PRINCETON, N.J. -- 'Happy Birthday to You,' one of the world's most popular songs, is being sold along with the estimated $1 million a year in royalties it generates to media giant Warner Communications Inc., it was disclosed Tuesday.
Warner's Chappel division, the world's largest music publisher, will acquire 'Happy Birthday' and the rest of Birch Tree Group Ltd.'s music catalogue in a deal expected to close soon after the first of the year, Warner said.
The company declined to disclose the price of the transaction. A source close to the deal said, however, that the price was below the $25 million cited in a published report but higher than the $12 million estimate of the company's worth floated when Birch Tree was put up for sale in October.
Birch Tree, located in Princeton, holds the 70-year U.S. copyright on 'Happy Birthday to You,' which expires in 2010. The owner of the song is able to collect about $1 million a year in royalties on commercial uses, such as in sheet music or television shows, Birch Tree has said.
Birch Tree now is owned by David Sengstack of Princeton whose father, John F. Sengstack, a New York accountant, purchased a Chicago sheet music retailer that published the birthday song.
Sengstack, reached at home Tuesday, confirmed that there is an agreement in principle to sell Birch Tree, but declined to name the buyer or disclose the price.
'It's not done yet. The closing hasn't occurred,' he said.
Birch Tree executives have said that the company is too small to do a thorough job of monitoring commercial uses of 'Happy Birthday to You' and extracting royalties for those uses.
Commercial uses of the song have 'exploded' with new semiconductor chip technology of the sort that allows the ditty to be played when a birthday card is opened, Warner spokesman Jeffrey Holmes said.
Warner is equipped with computer capacity and other resources to track uses of the song more efficiently, Holmes said.
'We're always interested in adding to our music publishing business,' he said. 'Birch Tree is a very nice company. They have exploited the birthday song very well. It's not necessarily that Warner will exploit it better, but we will exploit it less expensively. We already have the computer capacity.'
'Happy Birthday to You' was written by sisters Patty Smith Hill and Mildred J. Hill, kindergarten and Sunday school teachers from Louisville, Ky., in 1893. It was originally called 'Good Morning to All' and had lyrics along those lines. The birthday words were added later.
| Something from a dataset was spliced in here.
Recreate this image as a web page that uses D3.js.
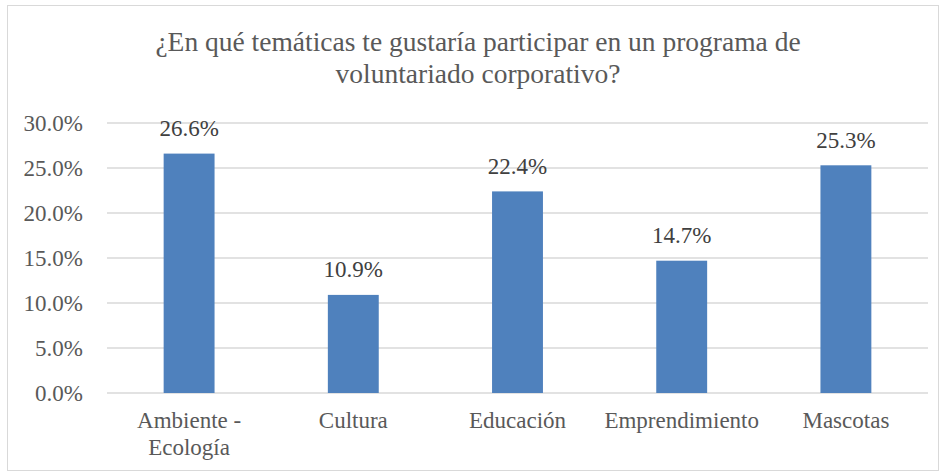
<!DOCTYPE html>
<html>
<head>
<meta charset="utf-8">
<script src="https://cdn.jsdelivr.net/npm/d3@7"></script>
<style>
  body { margin: 0; background: #fff; }
</style>
</head>
<body>
<script>
// chart data
var categories = [["Ambiente -", "Ecología"], ["Cultura"], ["Educación"], ["Emprendimiento"], ["Mascotas"]];
var values = [26.6, 10.9, 22.4, 14.7, 25.3];
var yTicks = [0, 5, 10, 15, 20, 25, 30];
var titleLines = ["¿En qué temáticas te gustaría participar en un programa de", "voluntariado corporativo?"];

var width = 946, height = 475;
var margin = {top: 123, right: 18, bottom: 82, left: 107};
var font = "Liberation Serif";
var labelSize = 23;

var svg = d3.select("body").append("svg")
    .attr("width", width)
    .attr("height", height)
    .attr("font-family", font);

// outer frame
svg.append("rect")
    .attr("x", 7.5).attr("y", 5.5)
    .attr("width", 931).attr("height", 465)
    .attr("fill", "#fff")
    .attr("stroke", "#d9d9d9")
    .attr("stroke-width", 1);

// title
svg.append("g").selectAll("text")
    .data(titleLines)
    .enter().append("text")
    .attr("x", 478)
    .attr("y", function(d, i){ return 51 + i * 32; })
    .attr("text-anchor", "middle")
    .attr("font-family", font)
    .attr("font-size", 27.5)
    .attr("fill", "#595959")
    .text(function(d){ return d; });

var x = d3.scaleBand()
    .domain(d3.range(categories.length))
    .range([margin.left, width - margin.right])
    .paddingInner(0.69)
    .paddingOuter(0.345);

var y = d3.scaleLinear()
    .domain([0, 30])
    .range([height - margin.bottom, margin.top]);

// gridlines
svg.append("g")
    .selectAll("line")
    .data(yTicks)
    .enter().append("line")
    .attr("x1", margin.left)
    .attr("x2", width - margin.right)
    .attr("y1", function(d){ return y(d); })
    .attr("y2", function(d){ return y(d); })
    .attr("stroke", "#d9d9d9")
    .attr("stroke-width", 1.3);

// y axis labels
var yAxis = d3.axisLeft(y)
    .tickValues(yTicks)
    .tickSize(0)
    .tickPadding(24)
    .tickFormat(function(d){ return d.toFixed(1) + "%"; });

svg.append("g")
    .attr("transform", "translate(" + margin.left + ",0)")
    .call(yAxis)
    .attr("font-family", font)
    .attr("font-size", labelSize)
    .call(function(g){ g.select(".domain").remove(); })
    .selectAll("text")
    .attr("font-family", font)
    .attr("fill", "#595959");

// bars
svg.append("g").selectAll("rect")
    .data(values)
    .enter().append("rect")
    .attr("x", function(d, i){ return x(i); })
    .attr("y", function(d){ return y(d); })
    .attr("width", x.bandwidth())
    .attr("height", function(d){ return y(0) - y(d); })
    .attr("fill", "#4f81bd");

// value labels
svg.append("g").selectAll("text")
    .data(values)
    .enter().append("text")
    .attr("x", function(d, i){ return x(i) + x.bandwidth() / 2; })
    .attr("y", function(d){ return y(d) - 17.5; })
    .attr("text-anchor", "middle")
    .attr("font-family", font)
    .attr("font-size", labelSize)
    .attr("fill", "#404040")
    .text(function(d){ return d.toFixed(1) + "%"; });

// category labels
var cat = svg.append("g").selectAll("text")
    .data(categories)
    .enter().append("text")
    .attr("text-anchor", "middle")
    .attr("font-family", font)
    .attr("font-size", labelSize)
    .attr("fill", "#595959")
    .attr("transform", function(d, i){
        return "translate(" + (x(i) + x.bandwidth() / 2) + ",428)";
    });

cat.selectAll("tspan")
    .data(function(d){ return d; })
    .enter().append("tspan")
    .attr("x", 0)
    .attr("y", function(d, i){ return i * 27; })
    .text(function(d){ return d; });
</script>
</body>
</html>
The Guinness Book of World Records lists the song as one of the three most popular ever written in English, along with 'Auld Lang Syne' and 'For He's a Jolly Good Fellow.'
About 1,700 of Birch Tree's 50,000 song titles are actively used, but none is nearly so popular or lucrative as the birthday song, a company executive said. The company also owns the Suzuki method, an instructional method for violin, cello and viola, and the Francis Clark library for piano students. Those are included in the Warner deal, Holmes said.